_To be done:_ Give back the full listing, character for character, with no pictures.

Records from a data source
-- begin --
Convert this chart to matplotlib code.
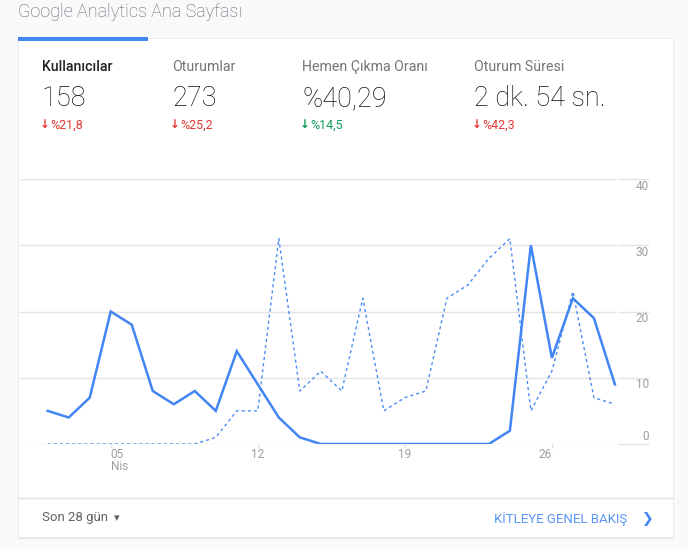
import matplotlib
matplotlib.use("Agg")
import matplotlib.pyplot as plt
from matplotlib.patches import Rectangle
from matplotlib.transforms import blended_transform_factory

plt.rcParams['font.family'] = ['Roboto', 'DejaVu Sans']

# data (April, last 28 days)
days = list(range(2, 30))
users = [5, 4, 7, 20, 18, 8, 6, 8, 5, 14, 9, 4, 1, 0, 0, 0, 0, 0, 0, 0, 0, 0, 2, 30, 13, 22, 19, 9]
users_prev = [0, 0, 0, 0, 0, 0, 0, 0, 1, 5, 5, 31, 8, 11, 8, 22, 5, 7, 8, 22, 24, 28, 31, 5, 11, 23, 7, 6]
y_ticks = [0, 10, 20, 30, 40]
x_ticks = [5, 12, 19, 26]
x_labels = ["05", "12", "19", "26"]

metric_names = ["Kullanıcılar", "Oturumlar", "Hemen Çıkma Oranı", "Oturum Süresi"]
metric_values = ["158", "273", "%40,29", "2 dk. 54 sn."]
metric_deltas = ["%21,8", "%25,2", "%14,5", "%42,3"]
delta_colors = ["#e53935", "#e53935", "#0f9d58", "#e53935"]

W, H = 688, 549
fig = plt.figure(figsize=(W / 100, H / 100), dpi=100)
fig.patch.set_facecolor("#f8f9fa")

# background layer in pixel coordinates
bg = fig.add_axes([0, 0, 1, 1])
bg.set_xlim(0, W)
bg.set_ylim(H, 0)
bg.axis("off")

# card with a soft shadow
bg.add_patch(Rectangle((18, 39), 656, 500, facecolor="#e3e4e6", edgecolor="none"))
bg.add_patch(Rectangle((18, 38), 655, 499, facecolor="white", edgecolor="#ececec", lw=0.6))
bg.add_patch(Rectangle((18, 37), 130, 4, facecolor="#4285f4", edgecolor="none"))
bg.plot([18, 673], [498, 498], color="#e0e0e0", lw=1)

bg.text(18, 12, "Google Analytics Ana Sayfası", fontsize=13, color="#5f6368",
        fontweight="light", va="center", ha="left")

xs = [42, 172, 302, 474]
for i, x in enumerate(xs):
    bg.text(x, 67, metric_names[i], fontsize=10.2, va="center", ha="left",
            color="#212121" if i == 0 else "#757575",
            fontweight="medium" if i == 0 else "normal")
    bg.text(x, 99, metric_values[i], fontsize=19.5, va="center", ha="left",
            color="#111111", fontweight="light")
    bg.text(x + 3, 125, "↓", fontsize=8.5, va="center", ha="center",
            color=delta_colors[i], fontweight="bold", family=["DejaVu Sans"])
    bg.text(x + 8, 125, metric_deltas[i], fontsize=9, va="center", ha="left",
            color=delta_colors[i])

bg.text(42, 518, "Son 28 gün", fontsize=9.5, color="#5f6368", va="center", ha="left")
bg.text(117, 518, "▾", fontsize=8, color="#5f6368", va="center", ha="center",
        family=["DejaVu Sans"])
bg.text(627, 519, "KİTLEYE GENEL BAKIŞ", fontsize=9.5, color="#5a95f5",
        va="center", ha="right")
bg.text(648, 519, "❯", fontsize=10, color="#4285f4", va="center", ha="center",
        fontweight="bold", family=["DejaVu Sans"])

# chart area
left, right, top, bottom = 20, 617, 179, 444
ax = fig.add_axes([left / W, (H - bottom) / H, (right - left) / W, (bottom - top) / H])
ax.patch.set_alpha(0)
ax.set_xlim(0.68, 29.1)
ax.set_ylim(0, 40)
for s in ax.spines.values():
    s.set_visible(False)

trans = blended_transform_factory(ax.transAxes, ax.transData)
for v in y_ticks:
    ax.axhline(v, color="#e4e4e4", lw=1, zorder=1)
    ax.plot([1.0034, 1.052], [v, v], color="#e4e4e4", lw=1, transform=trans, clip_on=False)
    dy = 8 if v == 0 else -7
    ax.annotate(str(v), xy=(1.0, v), xycoords=trans, xytext=(32, dy),
                textcoords="offset pixels", ha="right", va="center",
                fontsize=8.5, color="#9e9e9e")

ax.set_yticks([])
ax.set_xticks(x_ticks)
ax.set_xticklabels([])
ax.tick_params(axis="x", length=3, color="#e0e0e0", width=1)

aligns = ["left", "center", "center", "right"]
for t, lab, ha in zip(x_ticks, x_labels, aligns):
    ax.annotate(lab, xy=(t, 0), xytext=(0, -10), textcoords="offset pixels",
                ha=ha, va="center", fontsize=8.5, color="#9e9e9e")
ax.annotate("Nis", xy=(x_ticks[0], 0), xytext=(0, -23), textcoords="offset pixels",
            ha="left", va="center", fontsize=8.5, color="#9e9e9e")

prev_line, = ax.plot(days, users_prev, color="#4a8cf5", lw=1.0, zorder=2)
prev_line.set_dashes((2.2, 2.2))
ax.plot(days, users, color="#4285f4", lw=1.8, zorder=3, solid_joinstyle="miter")

fig.savefig("out.png", dpi=100, facecolor=fig.get_facecolor())
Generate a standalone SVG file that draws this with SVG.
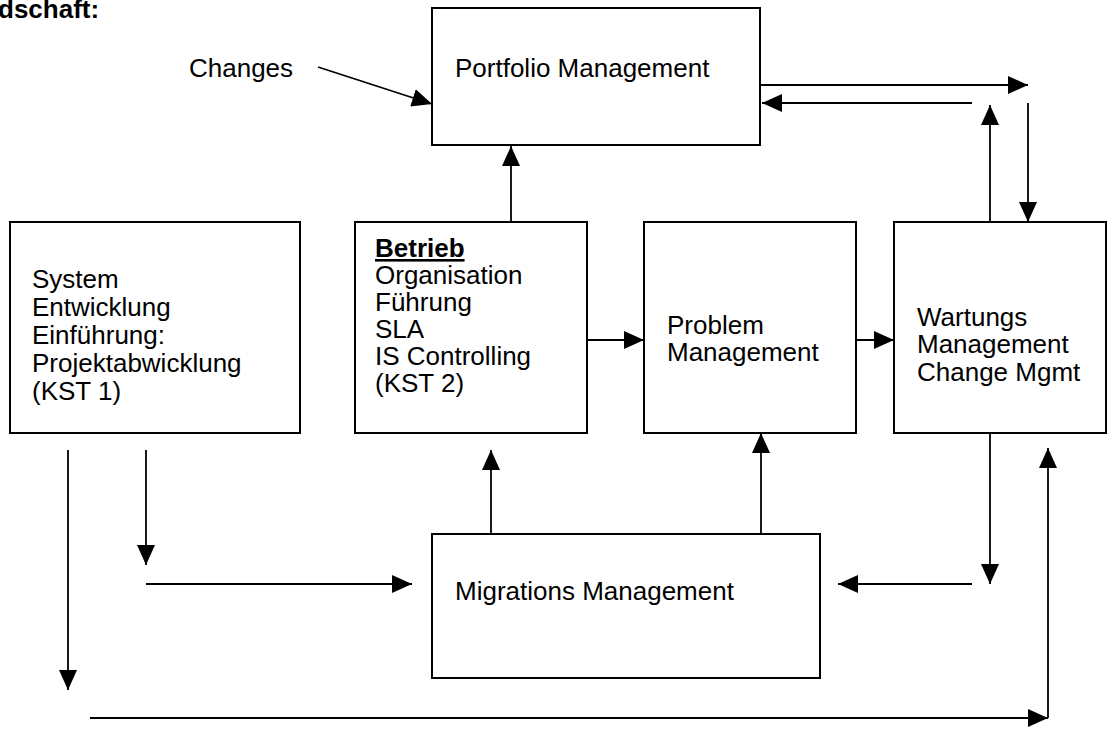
-- end --
_Written solution:_
Convert this chart to matplotlib code.
import matplotlib
matplotlib.use("Agg")
import matplotlib.pyplot as plt
from matplotlib.patches import Rectangle
from matplotlib.transforms import blended_transform_factory

plt.rcParams['font.family'] = ['Roboto', 'DejaVu Sans']

# data (April, last 28 days)
days = list(range(2, 30))
users = [5, 4, 7, 20, 18, 8, 6, 8, 5, 14, 9, 4, 1, 0, 0, 0, 0, 0, 0, 0, 0, 0, 2, 30, 13, 22, 19, 9]
users_prev = [0, 0, 0, 0, 0, 0, 0, 0, 1, 5, 5, 31, 8, 11, 8, 22, 5, 7, 8, 22, 24, 28, 31, 5, 11, 23, 7, 6]
y_ticks = [0, 10, 20, 30, 40]
x_ticks = [5, 12, 19, 26]
x_labels = ["05", "12", "19", "26"]

metric_names = ["Kullanıcılar", "Oturumlar", "Hemen Çıkma Oranı", "Oturum Süresi"]
metric_values = ["158", "273", "%40,29", "2 dk. 54 sn."]
metric_deltas = ["%21,8", "%25,2", "%14,5", "%42,3"]
delta_colors = ["#e53935", "#e53935", "#0f9d58", "#e53935"]

W, H = 688, 549
fig = plt.figure(figsize=(W / 100, H / 100), dpi=100)
fig.patch.set_facecolor("#f8f9fa")

# background layer in pixel coordinates
bg = fig.add_axes([0, 0, 1, 1])
bg.set_xlim(0, W)
bg.set_ylim(H, 0)
bg.axis("off")

# card with a soft shadow
bg.add_patch(Rectangle((18, 39), 656, 500, facecolor="#e3e4e6", edgecolor="none"))
bg.add_patch(Rectangle((18, 38), 655, 499, facecolor="white", edgecolor="#ececec", lw=0.6))
bg.add_patch(Rectangle((18, 37), 130, 4, facecolor="#4285f4", edgecolor="none"))
bg.plot([18, 673], [498, 498], color="#e0e0e0", lw=1)

bg.text(18, 12, "Google Analytics Ana Sayfası", fontsize=13, color="#5f6368",
        fontweight="light", va="center", ha="left")

xs = [42, 172, 302, 474]
for i, x in enumerate(xs):
    bg.text(x, 67, metric_names[i], fontsize=10.2, va="center", ha="left",
            color="#212121" if i == 0 else "#757575",
            fontweight="medium" if i == 0 else "normal")
    bg.text(x, 99, metric_values[i], fontsize=19.5, va="center", ha="left",
            color="#111111", fontweight="light")
    bg.text(x + 3, 125, "↓", fontsize=8.5, va="center", ha="center",
            color=delta_colors[i], fontweight="bold", family=["DejaVu Sans"])
    bg.text(x + 8, 125, metric_deltas[i], fontsize=9, va="center", ha="left",
            color=delta_colors[i])

bg.text(42, 518, "Son 28 gün", fontsize=9.5, color="#5f6368", va="center", ha="left")
bg.text(117, 518, "▾", fontsize=8, color="#5f6368", va="center", ha="center",
        family=["DejaVu Sans"])
bg.text(627, 519, "KİTLEYE GENEL BAKIŞ", fontsize=9.5, color="#5a95f5",
        va="center", ha="right")
bg.text(648, 519, "❯", fontsize=10, color="#4285f4", va="center", ha="center",
        fontweight="bold", family=["DejaVu Sans"])

# chart area
left, right, top, bottom = 20, 617, 179, 444
ax = fig.add_axes([left / W, (H - bottom) / H, (right - left) / W, (bottom - top) / H])
ax.patch.set_alpha(0)
ax.set_xlim(0.68, 29.1)
ax.set_ylim(0, 40)
for s in ax.spines.values():
    s.set_visible(False)

trans = blended_transform_factory(ax.transAxes, ax.transData)
for v in y_ticks:
    ax.axhline(v, color="#e4e4e4", lw=1, zorder=1)
    ax.plot([1.0034, 1.052], [v, v], color="#e4e4e4", lw=1, transform=trans, clip_on=False)
    dy = 8 if v == 0 else -7
    ax.annotate(str(v), xy=(1.0, v), xycoords=trans, xytext=(32, dy),
                textcoords="offset pixels", ha="right", va="center",
                fontsize=8.5, color="#9e9e9e")

ax.set_yticks([])
ax.set_xticks(x_ticks)
ax.set_xticklabels([])
ax.tick_params(axis="x", length=3, color="#e0e0e0", width=1)

aligns = ["left", "center", "center", "right"]
for t, lab, ha in zip(x_ticks, x_labels, aligns):
    ax.annotate(lab, xy=(t, 0), xytext=(0, -10), textcoords="offset pixels",
                ha=ha, va="center", fontsize=8.5, color="#9e9e9e")
ax.annotate("Nis", xy=(x_ticks[0], 0), xytext=(0, -23), textcoords="offset pixels",
            ha="left", va="center", fontsize=8.5, color="#9e9e9e")

prev_line, = ax.plot(days, users_prev, color="#4a8cf5", lw=1.0, zorder=2)
prev_line.set_dashes((2.2, 2.2))
ax.plot(days, users, color="#4285f4", lw=1.8, zorder=3, solid_joinstyle="miter")

fig.savefig("out.png", dpi=100, facecolor=fig.get_facecolor())
Generate a standalone SVG file that draws this with SVG.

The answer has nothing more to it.